Porém o que está sendo considerado mais problemático nessa proposta é seu custo de aquisição: cerca de 15 milhões de euros por cada Leopard 2A6 e 10 milhões por cada Marder (desconsiderando o suporte). Valor considerado superior aos que estão previstos para as VBC CC e VBC Fuz novas e modernas, dos quatro favoritos atualmente: ASCOD, CV90, Lynx e Tulpar.
Dito isso, a aquisição de uma VBC CC mais leve, com uma plataforma unificada a VBC Fuz, que garante uma comunalidade logística (não há comunalidade logística entre o Leopard 1A5 e 2A6) e operacional, nova e, principalmente, adaptada aos requisitos e a realidade brasileira, montada no país com ampla utilização de componentes da base industrial de defesa nacional, terá um custo de ciclo de vida útil muito inferior além de garantir uma soberania operacional plena ao EB pelos próximos 50 anos, diferente da aquisição de um veículo que já possui cerca de quatro décadas de uso.
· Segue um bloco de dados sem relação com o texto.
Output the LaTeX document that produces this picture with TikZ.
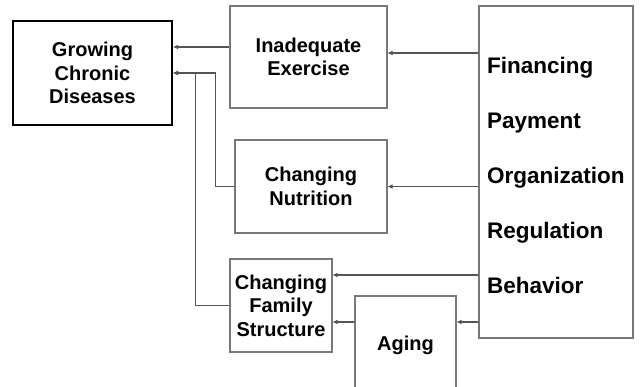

Seria a repetição dos problemas advindos da aquisição e operação da família Leopard 1 e M60.

Respostas de 6
A aquisição desse pacote de Leopard nas atuais circunstâncias é um erro estratégico. Que pena, o EB estava trilhando o caminho certo rumo a modernização, agora vai voltar para onde veio, um comprador de sucata. A quem interessa isso?
mas já existe decisão? De acordo com a matéria, se trata de uma proposta, não quer dizer que seja aceita. Até porque ela não atende aos requisitos definidos pelo próprio Exército. Além dos altos custos… Se os custos da oferta fossem muito vantajosos até poderia se tornar uma compra de oportunidade…Agora considerando as condições da oferta de acordo com a matéria, duvido muito de qualquer decisão favorável por parte do governo.
Chega de coisa usada!
Se for pra ir num veículo desse peso e com canhão diferente, que seja o Altay num acordo gov to gov com a Turquia.
Um mix high-low de 100 Altay e 200 Tulpar 120 em trocentas prestações resolveria nosso problema.
É perfeitamente possível fazer algo do tipo, mas aí precisa de sintonia entre militares e governo federal. Quem sabe no próximo governo?
É um excelente negócio, para os chucrutes… muito obrigado mas podem enfiar esses blindados onde quiserem.
O EB estava sentindo falta da sucata. O sonho de uma Arma de Cavalaria moderna era só o sonho mesmo.
Observe que a matéria se trata de uma OFERTA realizada pelos alemães. Sendo que até agora não existe nenhuma decisão por parte do exército ou Ministério da Defesa.